Mitchell has also collaborated with musicians including Levon Helm, Dan Zanes, Ella Jenkins, Jon Langford and Ziggy Marley.

==Early life, family and education==
Mitchell was born in New York City in 1968. She attended Brown University, graduating in 1990.

==Career==
===Early career===
During her years as a student at Brown, Mitchell formed the band Liz and Lisa with fellow student and singer-songwriter Lisa Loeb, who was also in the class of 1990. The two put out two albums: Liz and Lisa in 1989, and Liz and Lisa – Days Were Different in 1990. Among their backing band was Duncan Sheik, another Brown University student.

Soon after graduating from Brown, Mitchell moved to Brooklyn and got a job as an assistant teacher at the Roosevelt Island Day Nursery School in New York City.

===1990–2009===
In 1991, Mitchell and Daniel Littleton started recording and performing as a duo. After playing shows with double-bassist Rick Lassiter they recorded a 4-track cassette of their songs. Jenny Toomey, co-owner of Simple Machines Records heard it, and offered to release an album on her label; the result was Tales of Brave Ida in 1994. Littleton's brother Michael joined the band soon afterwards, and Karla Schickele joined in 1996, creating Ida's first classic lineup. They have since released seven studio albums, in addition to various live albums, EPs and compilations.

Mitchell fell into the world of children's music in part by accident. Her first album of children's music, You Are My Flower, was recorded in a single afternoon in 1998 at the home studio of Warren Defever of the band His Name is Alive. It was not intended for commercial release, but after much word of mouth demand, she released the album on her and Daniel's record label, Last Affair Records.

Mitchell sang a duet with Ziggy Marley on his 2009 release Family Time.

===2010—===
Smithsonian Folkways Recordings released Elizabeth Mitchell's album Sunny Day on October 5, 2010. Sunny Day features performances with Mitchell's husband and musical partner, Daniel Littleton, their nine-year-old daughter Storey and Storey's cousins and friends. The album features two original songs written by Storey, and guest performers include Levon Helm, Dan Zanes, Jon Langford (Mekons), and the Children of Agape Choir of South Africa.

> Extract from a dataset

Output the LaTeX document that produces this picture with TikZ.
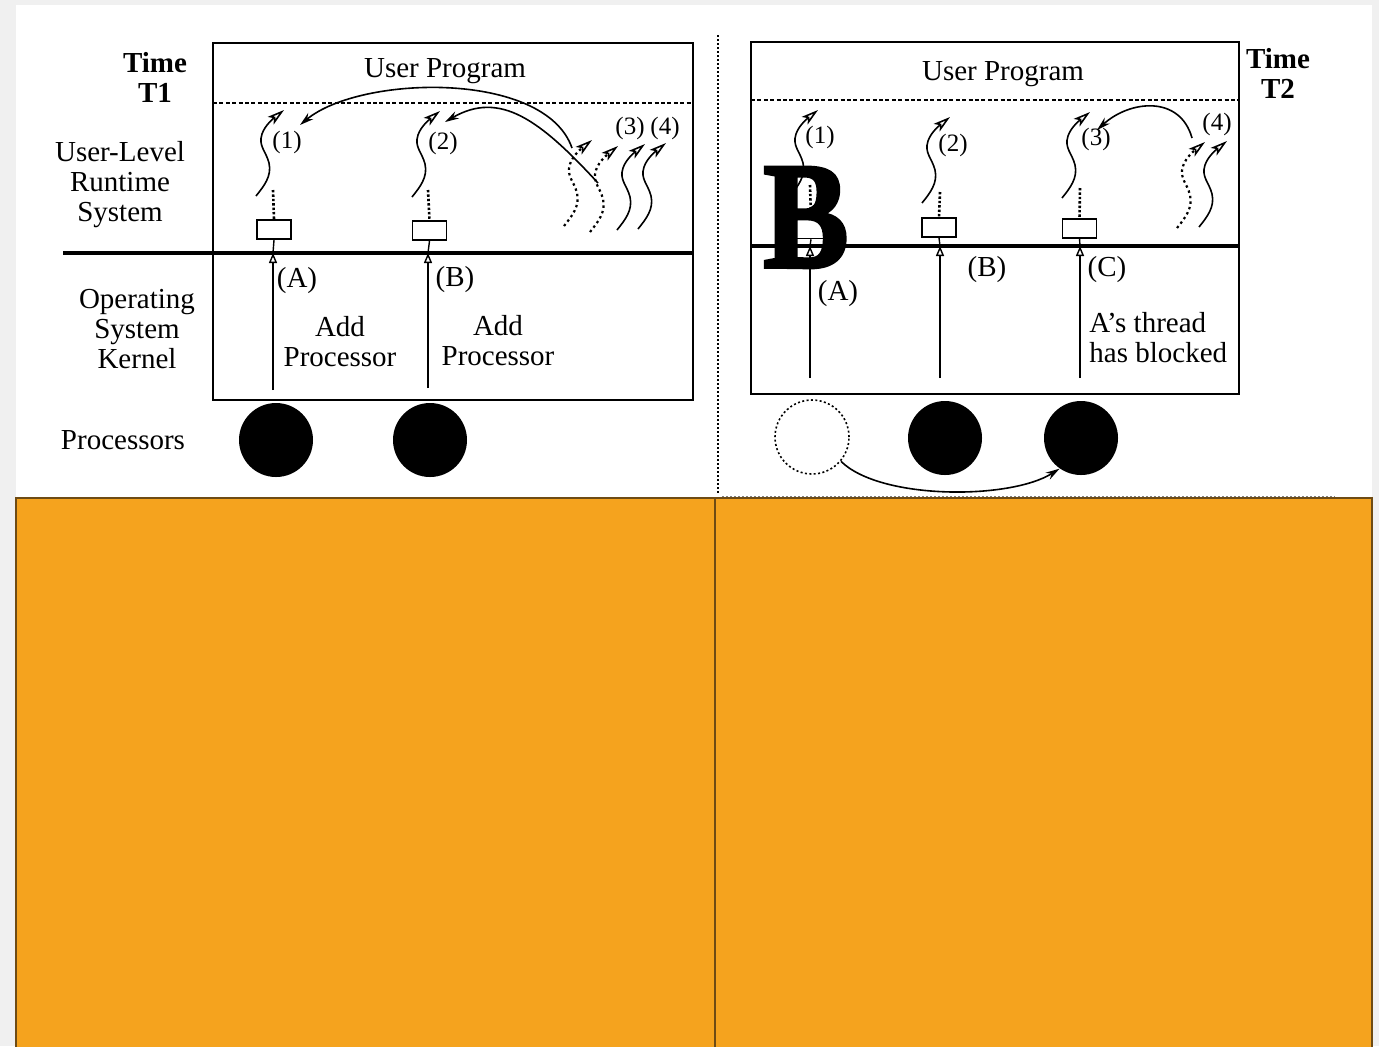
\documentclass[tikz,border=0pt]{standalone}
\usepackage{fontspec}
\setmainfont{Liberation Serif}
\newfontfamily\heavyserif[FakeBold=2.5]{Liberation Serif Bold}
\usetikzlibrary{arrows.meta, positioning, calc}
\definecolor{pagegray}{HTML}{F0F0F0}
\definecolor{panelorange}{HTML}{F5A31E}
\definecolor{panelbrown}{HTML}{6E4B14}
\tikzset{
  lbl/.style={font=\fontsize{14.5}{15}\selectfont, align=center, inner sep=0pt},
  ttl/.style={font=\fontsize{14.5}{15}\selectfont\bfseries, align=center, inner sep=0pt},
  num/.style={font=\fontsize{12.5}{13}\selectfont, inner sep=0pt},
  kbox/.style={draw, fill=white, line width=0.8pt, minimum width=17pt, minimum height=9.5pt, inner sep=0pt},
  proc/.style={circle, fill=black, minimum size=37pt, inner sep=0pt},
  idle/.style={circle, draw, line width=0.8pt, dash pattern=on 1pt off 1.2pt, minimum size=37pt, inner sep=0pt},
  frame/.style={line width=1pt},
  layer/.style={line width=0.7pt, dash pattern=on 2pt off 1.2pt},
  sep/.style={line width=1.6pt},
  kline/.style={line width=0.7pt},
  kup/.style={kline, -{Triangle[open, length=5pt, width=4pt, line width=0.7pt]}},
  link/.style={line width=1.3pt, dash pattern=on 1.2pt off 1pt},
  strand/.style={line width=0.8pt},
  ghost/.style={line width=1.1pt, dash pattern=on 1.2pt off 1.6pt},
  hop/.style={line width=0.8pt, -{Stealth[length=7pt, width=4pt]}},
  orangebox/.style={fill=panelorange, draw=panelbrown, line width=1.3pt},
  thread/.pic={
    \draw[-{Stealth[open, length=8.5pt, width=4.8pt, inset=2pt, line width=0.8pt]}]
      (0,0) .. controls (8,-10) and (16,-20) .. (13,-33)
      .. controls (10,-45) and (2,-50) .. (6,-62)
      .. controls (9,-71) and (18,-78) .. (28,-86);
  }
}
\begin{document}
\begin{tikzpicture}[x=0.5pt, y=-0.5pt]
  \fill[pagegray] (0,0) rectangle (1379,1046);
  \useasboundingbox (0,0) rectangle (1379,1046);
  \fill[white] (16,5) rectangle (1372,498);

  % left panel: time T1
  \node[ttl] (t1) at (155,77) {Time\\T1};
  \node[lbl] (ulr) at (120,185) {User-Level\\Runtime\\System};
  \node[lbl] (osk) at (137,329) {Operating\\System\\Kernel};
  \node[lbl] (prl) at (123,440) {Processors};

  \draw[frame] (213,43) rectangle (693,400);
  \draw[layer] (213,103) -- (693,103);
  \node[lbl] (up1) at (445,71) {User Program};

  % kernel threads and their boxes
  \node[kbox] (bxA) at (274,229.5) {};
  \node[kbox] (bxB) at (429.5,230.5) {};
  \coordinate (jA) at (273,253);
  \coordinate (jB) at (428,253);
  \draw[kup] (273,390) -- (jA);
  \draw[kline] (jA) -- (bxA.south);
  \draw[kup] (428,388) -- (jB);
  \draw[kline] (jB) -- (bxB.south);
  \draw[sep] (63,253) -- (693,253);
  \draw[link] (273,190) -- (bxA.north);
  \draw[link] (428,190) -- (bxB.north);

  % user-level threads
  \pic[strand] at (256,196) {thread};
  \pic[strand] at (412,197) {thread};
  \pic[ghost] at (564,226) {thread};
  \pic[ghost] at (590,232) {thread};
  \pic[strand] at (617,230) {thread};
  \pic[strand] at (638,229) {thread};
  \node[num] (n1) at (287,142) {(1)};
  \node[num] (n2) at (443,143) {(2)};
  \node[num] (n3) at (630,128) {(3)};
  \node[num] (n4) at (665,128) {(4)};
  \draw[hop] (572,148) .. controls (545,70) and (360,75) .. (300,125);
  \draw[hop] (598,183) .. controls (540,120) and (500,90) .. (445,122);

  \node[lbl] (pa) at (297,281) {(A)};
  \node[lbl] (pb) at (455,280) {(B)};
  \node[lbl] (adA) at (340,342) {Add\\Processor};
  \node[lbl] (adB) at (498,341) {Add\\Processor};

  \node[proc] (cpA) at (276,440) {};
  \node[proc] (cpB) at (430,440) {};

  % divider
  \draw[line width=0.6pt, dash pattern=on 1pt off 1pt] (718,35) -- (718,495);
  \draw[gray, line width=0.5pt, dash pattern=on 1pt off 1pt] (722,496) -- (1335,496);

  % right panel: time T2
  \node[ttl] (t2) at (1278,73) {Time\\T2};
  \draw[frame] (751,42) rectangle (1239,394);
  \draw[layer] (751,100) -- (1239,100);
  \node[lbl] (up2) at (1003,74) {User Program};

  \node[kbox] (bxC) at (811,229) {};
  \node[kbox] (bxD) at (939,227.5) {};
  \node[kbox] (bxE) at (1079.5,228.5) {};
  \coordinate (jC) at (810,246);
  \coordinate (jD) at (940,246);
  \coordinate (jE) at (1080,246);
  \draw[kup] (810,378) -- (jC);
  \draw[kline] (jC) -- (bxC.south);
  \draw[kup] (940,378) -- (jD);
  \draw[kline] (jD) -- (bxD.south);
  \draw[kup] (1080,378) -- (jE);
  \draw[kline] (jE) -- (bxE.south);
  \draw[sep] (751,246) -- (1239,246);
  \draw[link] (810,185) -- (bxC.north);
  \draw[link] (940,192) -- (bxD.north);
  \draw[link] (1080,188) -- (bxE.north);

  \pic[strand] at (790,196) {thread};
  \pic[strand] at (922,203) {thread};
  \pic[strand] at (1062,198) {thread};
  \pic[ghost] at (1177,228) {thread};
  \pic[strand] at (1199,227) {thread};
  \node[num] (m1) at (820,137) {(1)};
  \node[num] (m2) at (953,145) {(2)};
  \node[num] (m3) at (1096,139) {(3)};
  \node[num] (m4) at (1217,124) {(4)};
  \draw[hop] (1192,138) .. controls (1180,95) and (1130,100) .. (1097,130);

  \node[lbl] (qa) at (838,294) {(A)};
  \node[lbl] (qb) at (987,270) {(B)};
  \node[lbl] (qc) at (1107,270) {(C)};
  \node[lbl, align=left, anchor=west] (blk) at (1089,338) {A's thread\\has blocked};

  \node[idle] (cpC) at (812,437) {};
  \node[proc] (cpD) at (945,438) {};
  \node[proc] (cpE) at (1081,438) {};
  \draw[hop] (cpC.-40) .. controls (880,500) and (1010,500) .. (cpE.-125);

  % blocked marker
  \node[font=\fontsize{76}{76}\selectfont\heavyserif, xscale=0.84, inner sep=0pt, text depth=0pt, anchor=base] (bmark) at (806,267) {B};

  % lower panels
  \draw[orangebox] (16,498) rectangle (715,1052);
  \draw[orangebox] (715,498) rectangle (1372,1052);
\end{tikzpicture}
\end{document}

Songs on the album range from traditional American folk songs, to Japanese and Korean nursery songs, to fresh new arrangements of popular songs.

Her next album, Little Seed, was released in 2012. Little Seed features performances with Mitchell's husband, Daniel Littleton, daughter Storey, as well as other musical friends. The album is dedicated to Mitchell's interpretation of America's musical bard, Woody Guthrie, including the well-known track, "This Land Is Your Land." The album was nominated in the Best Children's Album category for the 55th Annual Grammy Awards.

The album Blue Clouds was released by Smithsonian Folkways in October 2012. Mitchell's inspiration began from a bedtime story that her husband Daniel used to tell her daughter called "Land of the Blue Clouds." As with her previous albums, Mitchell collaborates with her husband Daniel, daughter Storey, and other musical family and friends. The album includes covers from various artists including Jimi Hendrix, David Bowie, and Bill Withers, as well as her own compositions.

You Are My Flower and You Are My Sunshine have since been re-released on Mitchell's own label, Little Bird Records. At the suggestion of artist Dan Zanes, Smithsonian Folkways signed Mitchell as their first new children's music artist of the 21st century.

Her first Christmas album, The Sounding Joy, was released on October 15, 2013. This collection of folk carols draws from Ruth Crawford Seeger's 1953 songbook American Folk Songs for Christmas. The album includes Mitchell's family, friends and neighbors, including Peggy Seeger, Natalie Merchant, Aoife O’Donovan, Amy Helm, John Sebastian, Dan Zanes, Happy Traum, and many others.

==Personal life==
Mitchell married her longtime Ida bandmate Daniel Littleton in 1999. They have one daughter, Storey, born in New York City in 2001. They live in the Catskill Mountains in New York. Dan is the guitar player for Amy Helm's band, the Handsome Strangers.

==Discography==
- You Are My Flower - Little Bird Records, 1998
- You Are My Sunshine - Little Bird Records, 2002
- Catch the Moon with Lisa Loeb - Artemis Records, 2004
- You Are My Little Bird - Smithsonian Folkways Recordings, 2006
- Sunny Day - Smithsonian Folkways Recordings, October 2010
- Little Seed: Songs for Children by Woody Guthrie - Smithsonian Folkways Recordings, 2012
- Blue Clouds - Smithsonian Folkways Recordings, 2012
- The Sounding Joy: Christmas Songs In and Out of the Ruth Crawford Seeger Songbook - Smithsonian Folkways Recordings, 2013
- Turn Turn Turn with Dan Zanes, 2013

==In popular culture==
"Little Bird, Little Bird" from You Are My Little Bird was featured on the sixth episode of season six of Futurama, titled "Lethal Inspection".

"Three Little Birds", from the same album, was featured in the first episode of season one of Watchmen, titled "It's Summer and We're Running Out of Ice".